Monday, September 12, 2011

MAYHEM ON MONDAYS

Home Sweet Homicide



Of course, I’m sick with jealousy about the mysterious French cathedrals and scenic Newfoundland shots that have been popping up in the blog lately. Wouldn’t I love to bump someone off in these fabulous and exotic locations. But for once, I have been staying home, with occasional jaunts to the cottage. I’ve been asking myself, how can I possibly manage to plot murder under these banal circumstances?

Then I realize home is Ottawa, Canada, surely a city with many places that people can be done in against a gorgeous and even patriotic backdrop: high escarpments, fast moving rivers that are foggy with jagged ice in winter, lonely bike paths, you name it.

And the cottage sits on a typical chunk of Canadian Shield: remote,rocky,surrounded by dark water one hundred feet deep in places. Who would hear you if you screamed or splashed? The fog often rolls in just before dawn. If I were you, I would not be out and about then, not even tonight when the moon is full.


One of the negatives of spending time at a cottage is that on those dark nights
with only the moon to light the inky lake and black looming trees, a person with a lively imagination might hear paddles sliding in and out of the water at three in the morning. A kayak? Canoe? But who would be out and about at that time?


The very Canadian sound of rifle fire in the distance doesn’t say ‘local target practice’ to me. No, it says, they’re coming for you (or for someone).

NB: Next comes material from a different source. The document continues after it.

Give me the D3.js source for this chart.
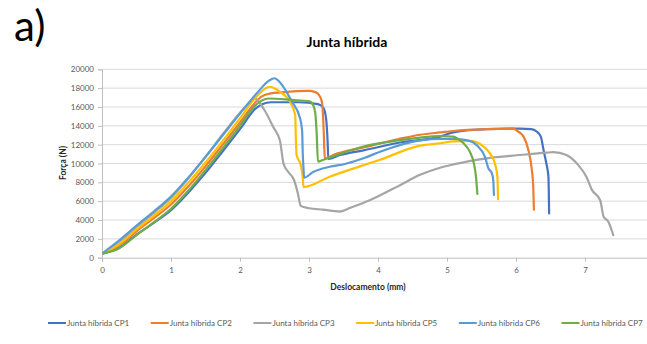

In that way
of writers, I do tell myself to finish that last chapter before fate intervenes.


My point, and I do have one is that our country is gorgeous, not always easy to live or stay warm and dry in, and it definitely serves as a spectacular backdrop for the kind of drama we love to create.


As for you, what scares you in your favourite place?


Mary Jane Maffini rides herd on three (soon to be three and a half) mystery series and a couple of dozen short stories. Her thirteenth mystery novel, The Busy Woman’s Guide to Murder, which hit the bookshelves this spring, is brimming with names, no two the same.

1 comment:

  1. I'm with you Mary Jane. The sound of a paddle or an idling outboard motor late at night scares the bejeebers out of me.